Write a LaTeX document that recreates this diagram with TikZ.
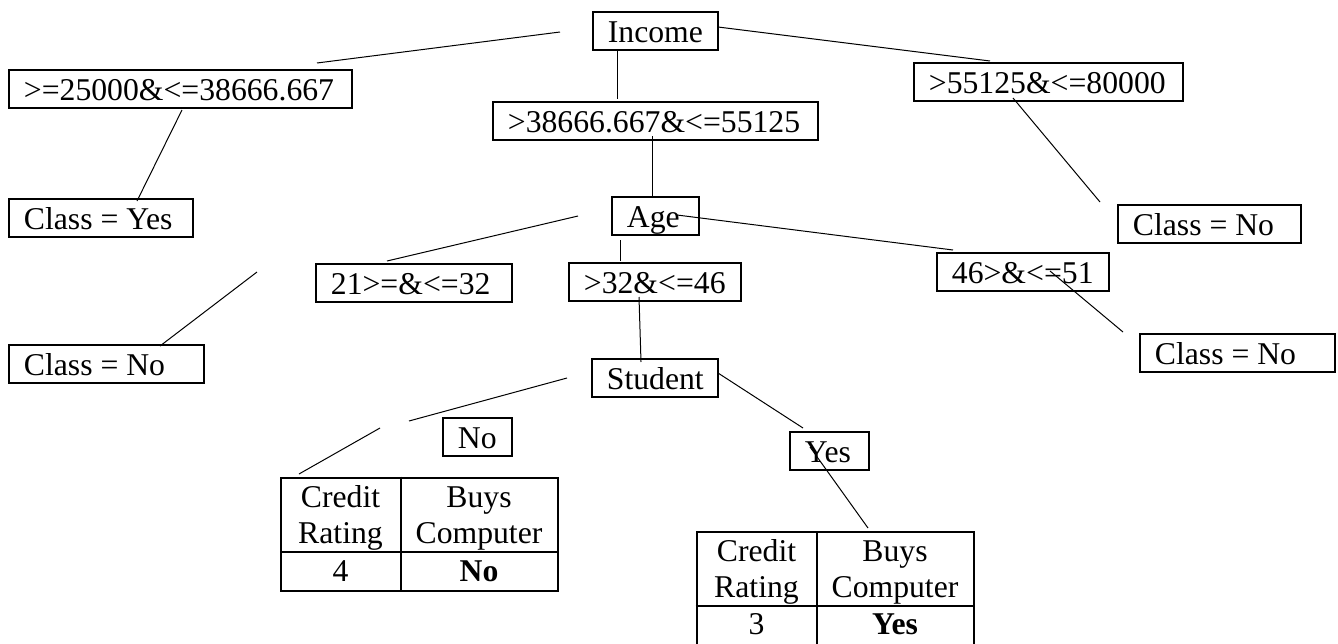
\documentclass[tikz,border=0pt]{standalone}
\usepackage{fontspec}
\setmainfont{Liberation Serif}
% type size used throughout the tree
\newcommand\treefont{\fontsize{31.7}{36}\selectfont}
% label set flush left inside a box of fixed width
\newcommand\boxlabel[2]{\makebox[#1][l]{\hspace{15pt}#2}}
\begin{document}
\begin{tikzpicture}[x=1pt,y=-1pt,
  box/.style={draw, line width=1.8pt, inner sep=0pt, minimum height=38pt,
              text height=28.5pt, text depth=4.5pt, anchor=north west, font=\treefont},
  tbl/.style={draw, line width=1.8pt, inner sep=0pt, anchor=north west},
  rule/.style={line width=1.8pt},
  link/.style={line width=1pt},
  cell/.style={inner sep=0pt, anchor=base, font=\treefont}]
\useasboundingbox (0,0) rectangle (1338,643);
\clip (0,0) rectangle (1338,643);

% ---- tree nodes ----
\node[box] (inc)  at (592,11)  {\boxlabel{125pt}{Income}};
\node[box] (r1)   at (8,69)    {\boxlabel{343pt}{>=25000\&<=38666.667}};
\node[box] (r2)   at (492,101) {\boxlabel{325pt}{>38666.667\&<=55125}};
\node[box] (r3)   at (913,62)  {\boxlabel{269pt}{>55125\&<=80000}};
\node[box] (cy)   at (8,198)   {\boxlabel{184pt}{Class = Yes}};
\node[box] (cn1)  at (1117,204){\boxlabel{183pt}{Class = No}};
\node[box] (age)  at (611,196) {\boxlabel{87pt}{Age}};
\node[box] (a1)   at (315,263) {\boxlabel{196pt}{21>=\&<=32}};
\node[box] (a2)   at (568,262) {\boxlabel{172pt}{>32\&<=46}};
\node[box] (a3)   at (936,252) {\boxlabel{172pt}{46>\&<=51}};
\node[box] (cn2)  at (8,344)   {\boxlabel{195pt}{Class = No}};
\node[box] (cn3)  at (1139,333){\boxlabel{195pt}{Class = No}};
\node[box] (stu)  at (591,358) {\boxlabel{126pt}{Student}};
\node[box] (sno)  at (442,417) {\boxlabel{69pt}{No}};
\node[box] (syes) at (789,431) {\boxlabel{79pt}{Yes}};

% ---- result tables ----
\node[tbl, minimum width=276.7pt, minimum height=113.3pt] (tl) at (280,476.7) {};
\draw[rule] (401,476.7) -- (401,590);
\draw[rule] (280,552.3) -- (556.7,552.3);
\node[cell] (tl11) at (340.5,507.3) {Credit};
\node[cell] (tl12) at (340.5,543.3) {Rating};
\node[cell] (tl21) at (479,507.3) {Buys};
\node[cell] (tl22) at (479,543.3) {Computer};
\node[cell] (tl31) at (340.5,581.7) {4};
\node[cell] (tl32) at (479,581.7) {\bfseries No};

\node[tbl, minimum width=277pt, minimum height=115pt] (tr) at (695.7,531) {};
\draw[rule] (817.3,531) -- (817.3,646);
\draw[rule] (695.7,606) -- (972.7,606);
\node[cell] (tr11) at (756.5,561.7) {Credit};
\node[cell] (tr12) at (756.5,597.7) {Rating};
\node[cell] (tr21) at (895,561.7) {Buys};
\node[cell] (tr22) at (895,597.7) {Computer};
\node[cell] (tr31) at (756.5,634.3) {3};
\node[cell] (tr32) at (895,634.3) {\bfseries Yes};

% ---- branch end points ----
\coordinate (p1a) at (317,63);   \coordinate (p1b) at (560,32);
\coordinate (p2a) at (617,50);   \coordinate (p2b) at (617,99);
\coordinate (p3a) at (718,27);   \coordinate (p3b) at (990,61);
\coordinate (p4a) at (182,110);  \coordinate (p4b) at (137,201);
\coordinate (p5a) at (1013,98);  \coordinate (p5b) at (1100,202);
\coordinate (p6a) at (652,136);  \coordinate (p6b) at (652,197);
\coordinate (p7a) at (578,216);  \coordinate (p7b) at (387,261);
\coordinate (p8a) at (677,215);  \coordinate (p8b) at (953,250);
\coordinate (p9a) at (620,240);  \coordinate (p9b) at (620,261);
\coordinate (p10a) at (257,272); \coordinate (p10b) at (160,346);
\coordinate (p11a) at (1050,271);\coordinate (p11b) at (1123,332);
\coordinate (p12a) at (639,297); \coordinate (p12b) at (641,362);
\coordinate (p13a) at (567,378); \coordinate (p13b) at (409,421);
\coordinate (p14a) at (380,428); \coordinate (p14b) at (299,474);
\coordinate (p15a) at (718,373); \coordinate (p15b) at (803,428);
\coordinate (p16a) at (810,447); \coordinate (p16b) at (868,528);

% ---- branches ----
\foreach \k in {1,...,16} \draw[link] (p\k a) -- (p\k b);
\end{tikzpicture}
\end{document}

————

Given exercise: Leave out the pictures and transcribe everything else exactly.

Problem solution:
Write a LaTeX document that recreates this diagram with TikZ.
\documentclass[tikz,border=0pt]{standalone}
\usepackage{fontspec}
\setmainfont{Liberation Serif}
% type size used throughout the tree
\newcommand\treefont{\fontsize{31.7}{36}\selectfont}
% label set flush left inside a box of fixed width
\newcommand\boxlabel[2]{\makebox[#1][l]{\hspace{15pt}#2}}
\begin{document}
\begin{tikzpicture}[x=1pt,y=-1pt,
  box/.style={draw, line width=1.8pt, inner sep=0pt, minimum height=38pt,
              text height=28.5pt, text depth=4.5pt, anchor=north west, font=\treefont},
  tbl/.style={draw, line width=1.8pt, inner sep=0pt, anchor=north west},
  rule/.style={line width=1.8pt},
  link/.style={line width=1pt},
  cell/.style={inner sep=0pt, anchor=base, font=\treefont}]
\useasboundingbox (0,0) rectangle (1338,643);
\clip (0,0) rectangle (1338,643);

% ---- tree nodes ----
\node[box] (inc)  at (592,11)  {\boxlabel{125pt}{Income}};
\node[box] (r1)   at (8,69)    {\boxlabel{343pt}{>=25000\&<=38666.667}};
\node[box] (r2)   at (492,101) {\boxlabel{325pt}{>38666.667\&<=55125}};
\node[box] (r3)   at (913,62)  {\boxlabel{269pt}{>55125\&<=80000}};
\node[box] (cy)   at (8,198)   {\boxlabel{184pt}{Class = Yes}};
\node[box] (cn1)  at (1117,204){\boxlabel{183pt}{Class = No}};
\node[box] (age)  at (611,196) {\boxlabel{87pt}{Age}};
\node[box] (a1)   at (315,263) {\boxlabel{196pt}{21>=\&<=32}};
\node[box] (a2)   at (568,262) {\boxlabel{172pt}{>32\&<=46}};
\node[box] (a3)   at (936,252) {\boxlabel{172pt}{46>\&<=51}};
\node[box] (cn2)  at (8,344)   {\boxlabel{195pt}{Class = No}};
\node[box] (cn3)  at (1139,333){\boxlabel{195pt}{Class = No}};
\node[box] (stu)  at (591,358) {\boxlabel{126pt}{Student}};
\node[box] (sno)  at (442,417) {\boxlabel{69pt}{No}};
\node[box] (syes) at (789,431) {\boxlabel{79pt}{Yes}};

% ---- result tables ----
\node[tbl, minimum width=276.7pt, minimum height=113.3pt] (tl) at (280,476.7) {};
\draw[rule] (401,476.7) -- (401,590);
\draw[rule] (280,552.3) -- (556.7,552.3);
\node[cell] (tl11) at (340.5,507.3) {Credit};
\node[cell] (tl12) at (340.5,543.3) {Rating};
\node[cell] (tl21) at (479,507.3) {Buys};
\node[cell] (tl22) at (479,543.3) {Computer};
\node[cell] (tl31) at (340.5,581.7) {4};
\node[cell] (tl32) at (479,581.7) {\bfseries No};

\node[tbl, minimum width=277pt, minimum height=115pt] (tr) at (695.7,531) {};
\draw[rule] (817.3,531) -- (817.3,646);
\draw[rule] (695.7,606) -- (972.7,606);
\node[cell] (tr11) at (756.5,561.7) {Credit};
\node[cell] (tr12) at (756.5,597.7) {Rating};
\node[cell] (tr21) at (895,561.7) {Buys};
\node[cell] (tr22) at (895,597.7) {Computer};
\node[cell] (tr31) at (756.5,634.3) {3};
\node[cell] (tr32) at (895,634.3) {\bfseries Yes};

% ---- branch end points ----
\coordinate (p1a) at (317,63);   \coordinate (p1b) at (560,32);
\coordinate (p2a) at (617,50);   \coordinate (p2b) at (617,99);
\coordinate (p3a) at (718,27);   \coordinate (p3b) at (990,61);
\coordinate (p4a) at (182,110);  \coordinate (p4b) at (137,201);
\coordinate (p5a) at (1013,98);  \coordinate (p5b) at (1100,202);
\coordinate (p6a) at (652,136);  \coordinate (p6b) at (652,197);
\coordinate (p7a) at (578,216);  \coordinate (p7b) at (387,261);
\coordinate (p8a) at (677,215);  \coordinate (p8b) at (953,250);
\coordinate (p9a) at (620,240);  \coordinate (p9b) at (620,261);
\coordinate (p10a) at (257,272); \coordinate (p10b) at (160,346);
\coordinate (p11a) at (1050,271);\coordinate (p11b) at (1123,332);
\coordinate (p12a) at (639,297); \coordinate (p12b) at (641,362);
\coordinate (p13a) at (567,378); \coordinate (p13b) at (409,421);
\coordinate (p14a) at (380,428); \coordinate (p14b) at (299,474);
\coordinate (p15a) at (718,373); \coordinate (p15b) at (803,428);
\coordinate (p16a) at (810,447); \coordinate (p16b) at (868,528);

% ---- branches ----
\foreach \k in {1,...,16} \draw[link] (p\k a) -- (p\k b);
\end{tikzpicture}
\end{document}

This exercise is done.